DATA FOR THIS TASK ::
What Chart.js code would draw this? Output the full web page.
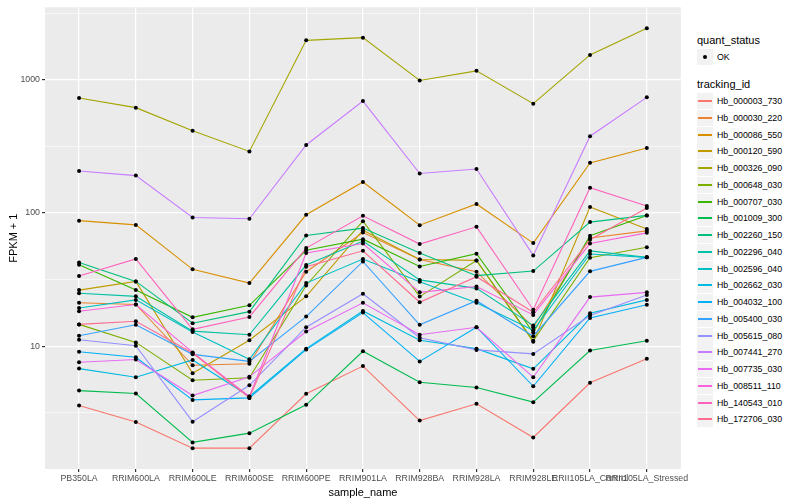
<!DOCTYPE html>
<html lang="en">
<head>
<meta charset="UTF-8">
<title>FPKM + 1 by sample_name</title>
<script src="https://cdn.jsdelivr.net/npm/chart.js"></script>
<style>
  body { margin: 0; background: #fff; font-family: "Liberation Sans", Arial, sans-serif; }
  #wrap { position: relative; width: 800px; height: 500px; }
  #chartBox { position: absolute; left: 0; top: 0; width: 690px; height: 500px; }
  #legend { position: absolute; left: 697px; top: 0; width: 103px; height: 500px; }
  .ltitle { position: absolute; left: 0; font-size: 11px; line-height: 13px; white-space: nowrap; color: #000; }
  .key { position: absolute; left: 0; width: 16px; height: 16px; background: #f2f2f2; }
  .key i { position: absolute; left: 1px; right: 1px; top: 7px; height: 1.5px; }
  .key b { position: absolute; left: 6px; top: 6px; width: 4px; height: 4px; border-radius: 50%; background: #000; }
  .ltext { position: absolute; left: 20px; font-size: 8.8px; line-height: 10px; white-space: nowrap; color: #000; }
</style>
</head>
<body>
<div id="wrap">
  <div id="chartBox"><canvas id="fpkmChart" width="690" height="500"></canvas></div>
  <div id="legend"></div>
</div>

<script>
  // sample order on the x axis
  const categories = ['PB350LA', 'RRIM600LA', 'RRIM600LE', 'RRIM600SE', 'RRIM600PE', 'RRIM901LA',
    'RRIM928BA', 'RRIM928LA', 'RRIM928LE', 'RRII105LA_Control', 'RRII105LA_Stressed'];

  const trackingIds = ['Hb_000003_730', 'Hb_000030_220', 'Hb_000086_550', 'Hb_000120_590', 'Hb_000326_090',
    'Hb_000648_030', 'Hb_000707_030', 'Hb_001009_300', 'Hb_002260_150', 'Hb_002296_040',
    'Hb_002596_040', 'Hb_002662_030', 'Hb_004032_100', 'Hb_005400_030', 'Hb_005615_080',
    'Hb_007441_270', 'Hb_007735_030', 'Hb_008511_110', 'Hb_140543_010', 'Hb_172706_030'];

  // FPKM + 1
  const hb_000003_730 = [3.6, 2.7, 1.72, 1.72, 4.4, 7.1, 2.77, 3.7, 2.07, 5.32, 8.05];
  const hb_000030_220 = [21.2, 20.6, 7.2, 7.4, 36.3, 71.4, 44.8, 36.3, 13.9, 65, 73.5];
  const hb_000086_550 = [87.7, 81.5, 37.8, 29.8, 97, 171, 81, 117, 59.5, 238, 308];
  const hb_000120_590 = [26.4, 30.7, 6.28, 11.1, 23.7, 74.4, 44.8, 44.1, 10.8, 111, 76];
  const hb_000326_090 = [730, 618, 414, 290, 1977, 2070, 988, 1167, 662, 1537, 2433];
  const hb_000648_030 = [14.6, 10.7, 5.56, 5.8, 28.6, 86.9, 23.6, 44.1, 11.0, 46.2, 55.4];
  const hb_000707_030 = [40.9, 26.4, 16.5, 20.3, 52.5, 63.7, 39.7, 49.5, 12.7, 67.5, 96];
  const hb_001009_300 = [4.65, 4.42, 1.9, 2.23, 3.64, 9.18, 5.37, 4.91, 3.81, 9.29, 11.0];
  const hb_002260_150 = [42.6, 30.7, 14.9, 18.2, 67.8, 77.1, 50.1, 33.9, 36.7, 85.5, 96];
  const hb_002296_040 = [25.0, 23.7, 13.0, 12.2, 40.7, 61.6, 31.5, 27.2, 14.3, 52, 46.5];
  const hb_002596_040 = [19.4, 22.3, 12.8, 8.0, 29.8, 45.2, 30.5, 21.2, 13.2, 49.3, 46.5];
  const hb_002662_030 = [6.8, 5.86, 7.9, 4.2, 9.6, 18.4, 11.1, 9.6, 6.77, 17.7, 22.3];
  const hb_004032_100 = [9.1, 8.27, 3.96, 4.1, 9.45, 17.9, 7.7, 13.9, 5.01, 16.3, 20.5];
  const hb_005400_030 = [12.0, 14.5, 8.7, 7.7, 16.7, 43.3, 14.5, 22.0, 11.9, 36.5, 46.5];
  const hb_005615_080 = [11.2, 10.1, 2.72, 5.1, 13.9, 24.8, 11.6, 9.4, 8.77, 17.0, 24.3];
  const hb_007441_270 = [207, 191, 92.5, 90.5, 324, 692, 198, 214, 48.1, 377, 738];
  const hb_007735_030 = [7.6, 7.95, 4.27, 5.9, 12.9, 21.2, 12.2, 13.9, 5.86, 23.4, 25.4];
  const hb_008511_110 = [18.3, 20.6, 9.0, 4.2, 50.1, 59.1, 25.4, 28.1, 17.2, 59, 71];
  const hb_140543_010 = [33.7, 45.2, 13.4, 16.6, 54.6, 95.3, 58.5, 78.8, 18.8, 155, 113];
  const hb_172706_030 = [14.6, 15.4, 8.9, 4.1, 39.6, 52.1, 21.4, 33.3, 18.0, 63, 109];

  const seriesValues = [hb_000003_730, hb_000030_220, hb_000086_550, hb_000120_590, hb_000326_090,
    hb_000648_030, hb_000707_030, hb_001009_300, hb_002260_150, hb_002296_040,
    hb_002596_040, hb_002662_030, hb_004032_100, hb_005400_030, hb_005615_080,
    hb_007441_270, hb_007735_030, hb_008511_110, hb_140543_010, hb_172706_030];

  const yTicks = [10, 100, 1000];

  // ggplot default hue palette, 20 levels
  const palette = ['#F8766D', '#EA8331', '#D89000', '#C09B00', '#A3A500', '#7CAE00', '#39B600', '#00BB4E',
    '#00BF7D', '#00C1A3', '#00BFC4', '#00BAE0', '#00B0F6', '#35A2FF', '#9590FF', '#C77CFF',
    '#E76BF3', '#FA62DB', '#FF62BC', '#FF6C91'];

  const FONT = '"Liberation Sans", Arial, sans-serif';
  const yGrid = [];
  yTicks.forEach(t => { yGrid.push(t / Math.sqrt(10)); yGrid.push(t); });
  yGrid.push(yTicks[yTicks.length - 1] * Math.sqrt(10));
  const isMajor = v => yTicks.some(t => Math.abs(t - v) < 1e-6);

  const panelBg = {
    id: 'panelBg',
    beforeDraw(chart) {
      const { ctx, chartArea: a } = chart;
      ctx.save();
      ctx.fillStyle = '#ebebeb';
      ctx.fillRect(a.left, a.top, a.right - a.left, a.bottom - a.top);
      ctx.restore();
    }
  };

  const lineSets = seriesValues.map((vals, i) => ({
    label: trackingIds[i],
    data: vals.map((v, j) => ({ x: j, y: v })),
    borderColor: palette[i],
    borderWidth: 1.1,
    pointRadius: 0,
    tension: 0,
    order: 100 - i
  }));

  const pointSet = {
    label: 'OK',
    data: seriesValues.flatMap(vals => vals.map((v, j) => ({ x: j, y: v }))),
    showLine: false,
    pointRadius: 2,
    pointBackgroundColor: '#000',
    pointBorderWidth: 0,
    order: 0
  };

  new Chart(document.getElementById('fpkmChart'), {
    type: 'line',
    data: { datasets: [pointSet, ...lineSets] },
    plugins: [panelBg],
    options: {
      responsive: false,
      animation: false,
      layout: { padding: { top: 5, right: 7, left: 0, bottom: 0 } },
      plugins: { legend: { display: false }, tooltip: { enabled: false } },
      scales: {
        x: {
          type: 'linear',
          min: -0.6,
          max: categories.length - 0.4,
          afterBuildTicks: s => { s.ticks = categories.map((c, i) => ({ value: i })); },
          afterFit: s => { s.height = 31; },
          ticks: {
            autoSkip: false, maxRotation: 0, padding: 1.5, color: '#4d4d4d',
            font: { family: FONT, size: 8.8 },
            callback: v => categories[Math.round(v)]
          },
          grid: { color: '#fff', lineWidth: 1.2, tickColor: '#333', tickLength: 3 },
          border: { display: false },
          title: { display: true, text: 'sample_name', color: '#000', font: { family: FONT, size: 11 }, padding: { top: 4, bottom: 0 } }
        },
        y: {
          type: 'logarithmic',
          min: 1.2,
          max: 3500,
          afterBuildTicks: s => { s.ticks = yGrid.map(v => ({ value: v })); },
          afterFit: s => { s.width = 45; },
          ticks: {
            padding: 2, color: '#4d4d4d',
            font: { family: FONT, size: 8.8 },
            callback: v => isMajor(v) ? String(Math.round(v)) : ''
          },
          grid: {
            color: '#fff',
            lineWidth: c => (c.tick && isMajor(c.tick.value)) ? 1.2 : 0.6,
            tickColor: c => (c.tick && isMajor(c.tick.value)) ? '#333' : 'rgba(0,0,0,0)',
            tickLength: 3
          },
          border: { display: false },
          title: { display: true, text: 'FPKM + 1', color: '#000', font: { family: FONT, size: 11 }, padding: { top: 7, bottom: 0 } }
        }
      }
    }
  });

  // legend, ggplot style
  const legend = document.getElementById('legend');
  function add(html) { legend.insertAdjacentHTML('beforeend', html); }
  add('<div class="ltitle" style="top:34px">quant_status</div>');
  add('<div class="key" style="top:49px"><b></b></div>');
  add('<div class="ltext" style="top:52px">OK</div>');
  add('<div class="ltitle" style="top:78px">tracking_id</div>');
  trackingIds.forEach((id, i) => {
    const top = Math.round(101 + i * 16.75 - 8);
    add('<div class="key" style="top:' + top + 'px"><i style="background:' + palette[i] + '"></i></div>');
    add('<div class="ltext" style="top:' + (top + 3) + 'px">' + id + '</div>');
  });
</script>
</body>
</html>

---

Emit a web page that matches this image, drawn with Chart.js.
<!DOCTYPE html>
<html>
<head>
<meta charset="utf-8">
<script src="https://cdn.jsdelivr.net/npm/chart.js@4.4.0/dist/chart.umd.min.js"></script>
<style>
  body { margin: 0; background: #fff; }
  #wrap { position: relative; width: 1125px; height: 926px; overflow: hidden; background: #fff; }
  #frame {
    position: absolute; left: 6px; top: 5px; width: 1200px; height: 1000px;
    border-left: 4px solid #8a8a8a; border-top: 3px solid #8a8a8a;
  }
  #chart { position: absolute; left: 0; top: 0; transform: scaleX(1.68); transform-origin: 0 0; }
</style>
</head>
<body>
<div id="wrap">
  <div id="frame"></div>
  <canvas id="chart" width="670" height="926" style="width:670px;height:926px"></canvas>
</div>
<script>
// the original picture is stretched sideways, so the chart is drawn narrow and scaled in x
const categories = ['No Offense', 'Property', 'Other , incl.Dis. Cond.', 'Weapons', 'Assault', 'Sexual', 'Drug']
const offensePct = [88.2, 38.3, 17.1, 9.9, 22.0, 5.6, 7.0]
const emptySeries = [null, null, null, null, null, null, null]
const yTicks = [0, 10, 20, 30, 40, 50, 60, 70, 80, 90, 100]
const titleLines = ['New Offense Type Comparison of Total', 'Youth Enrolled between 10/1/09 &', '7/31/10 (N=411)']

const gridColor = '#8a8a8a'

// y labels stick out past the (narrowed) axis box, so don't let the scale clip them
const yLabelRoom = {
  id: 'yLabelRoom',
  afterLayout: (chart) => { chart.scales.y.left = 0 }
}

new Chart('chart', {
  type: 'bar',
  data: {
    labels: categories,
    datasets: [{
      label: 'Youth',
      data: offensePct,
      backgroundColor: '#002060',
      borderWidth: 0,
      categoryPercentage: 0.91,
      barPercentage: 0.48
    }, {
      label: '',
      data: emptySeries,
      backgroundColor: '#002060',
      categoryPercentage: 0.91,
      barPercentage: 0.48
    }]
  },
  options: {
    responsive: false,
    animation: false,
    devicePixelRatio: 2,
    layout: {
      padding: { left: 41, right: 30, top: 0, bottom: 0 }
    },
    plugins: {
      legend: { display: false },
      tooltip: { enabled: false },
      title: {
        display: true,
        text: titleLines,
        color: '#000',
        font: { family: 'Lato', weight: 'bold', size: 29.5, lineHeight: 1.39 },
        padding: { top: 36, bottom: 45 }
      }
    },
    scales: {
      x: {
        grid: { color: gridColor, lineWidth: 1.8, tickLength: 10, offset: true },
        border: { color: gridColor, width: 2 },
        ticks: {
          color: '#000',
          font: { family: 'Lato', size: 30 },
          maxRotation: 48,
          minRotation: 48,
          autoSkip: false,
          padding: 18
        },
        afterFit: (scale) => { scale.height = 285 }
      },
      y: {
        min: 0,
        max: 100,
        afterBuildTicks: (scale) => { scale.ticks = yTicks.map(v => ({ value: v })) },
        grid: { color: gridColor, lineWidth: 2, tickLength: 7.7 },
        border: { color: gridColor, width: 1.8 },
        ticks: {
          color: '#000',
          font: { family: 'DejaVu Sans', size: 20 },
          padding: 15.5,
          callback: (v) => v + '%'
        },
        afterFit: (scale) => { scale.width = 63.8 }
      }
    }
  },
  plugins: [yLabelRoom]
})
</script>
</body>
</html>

* * *

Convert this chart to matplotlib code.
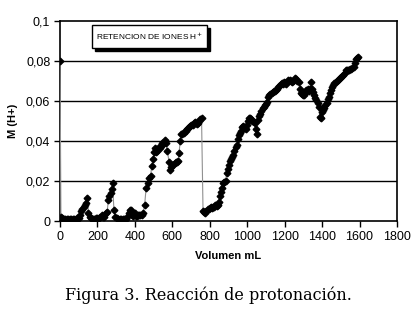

EXERCISE ::
Where a line of the entries contains the word "drawn", copy that line.

TASK RESPONSE ::
Emit a web page that matches this image, drawn with Chart.js.
// the original picture is stretched sideways, so the chart is drawn narrow and scaled in x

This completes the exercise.